Comme a bien voulu me l’écrire David Smith, en apprenant la disparition d’Andrew Brown : « Je vois mal qui pourrait le remplacer, car je ne
connais personne qui possède tous ses talents. »
À gauche de la table, de gauche à droite : Silvio Corsini, Andrew Brown, Daniel Droixhe. À droite de la table : de gauche à droite : Nadine Vanwelkenhuyzen, Cecil Courtney, (Claudette Fortuny ?), (?).
NOTES
[1] https://orbi.uliege.be/bitstream/2268/307542/1/1510-le-projet-moriane.pdf
[2] D. Smith, avec la collaboration d’A. Brown, D. Droixhe et N. Vanwelkenhuyzen, « Robert Machuel, imprimeur-libraire à Rouen, et ses éditions des œuvres de Voltaire », Cahiers Voltaire, 6, 2007, p. 35-57.

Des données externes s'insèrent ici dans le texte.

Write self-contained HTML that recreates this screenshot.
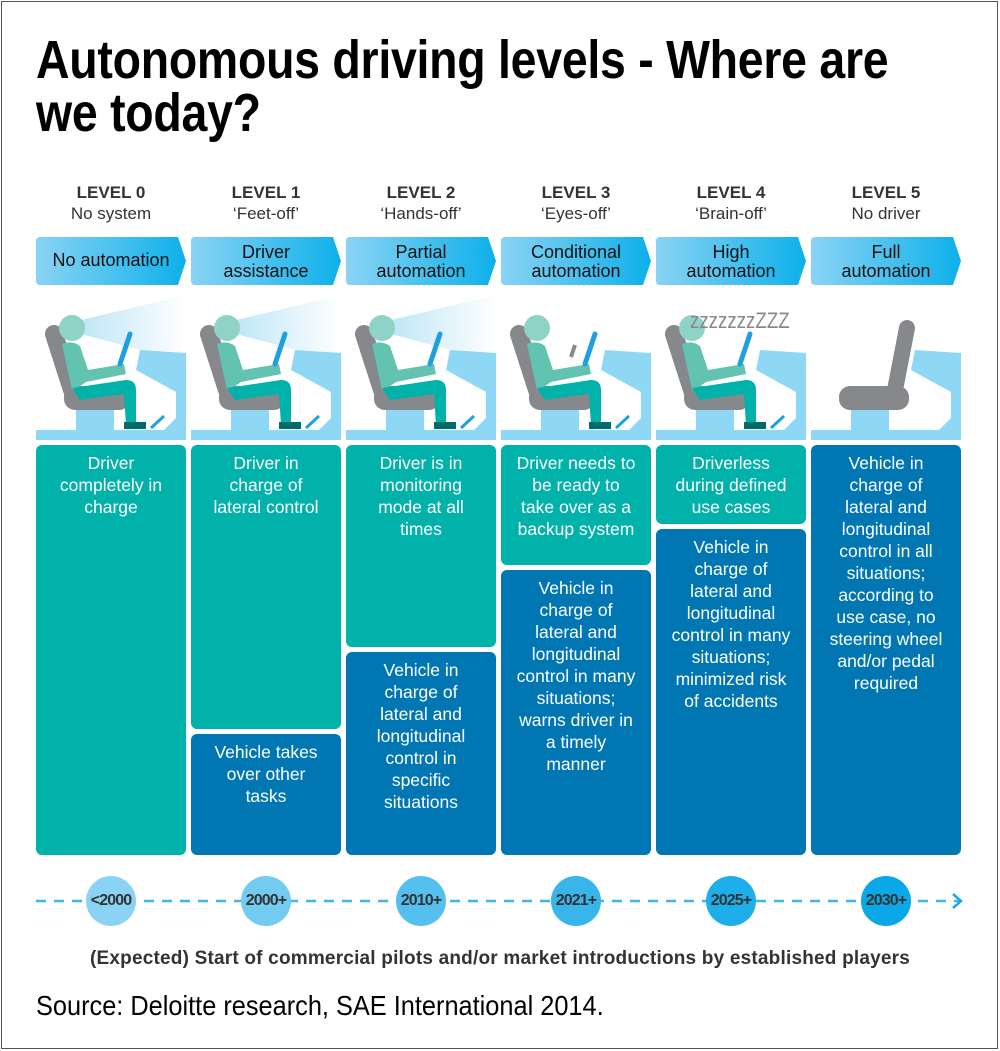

[3] Centre international d’étude du XVIIIe siècle/C18.net, Descriptions bibliographiques mises au point par D. Smith et A. Brown, qui comprennent les parties suivantes: Œ48R, l’édition des œuvres publiées à Rouen par Machuel en 1748 et supprimée par Voltaire (Version 1, 24 février 2011); Œ50, l’édition des œuvres publiée à Rouen par Machuel de 1750 à 1751 (Version 6, 24 septembre 2011) ; Œ64R, l’édition des œuvres publiée à Rouen en 1764, avec la collaboration de D. Droixhe et N. Vanwelkenhuyzen (Version 2, 8 mai 2011).
[4] M. Collart, « Des beaux ornements aux belles bibliothèques. À propos de l’édition clandestine des Œuvres de Brantôme par Jean-Edme Dufour (Maastricht, 1779) », Histoire et civilisation du livre, 13, 2017, p. 167-183.
[5] M. Collart, « La production voltairienne de Bassompierre & Nouffer de Genève (1776-1777). Un cas d’heuristique éditoriale », Revue Voltaire, 21, 2023, p. 371-392.
[6] M. Collart, D. Droixhe, A. Piette, « Voici des feuilles, des ornements, des pages et des prix. Une contrefaçon Machuel des Mémoires et anecdotes d’un homme de qualité de l’abbé Prévost en 1775 », à paraître.
[7] M. Collart, Répertoire des impressions rouennaises réalisées pour Pierre Machuel de 1760 à 1782, en préparation.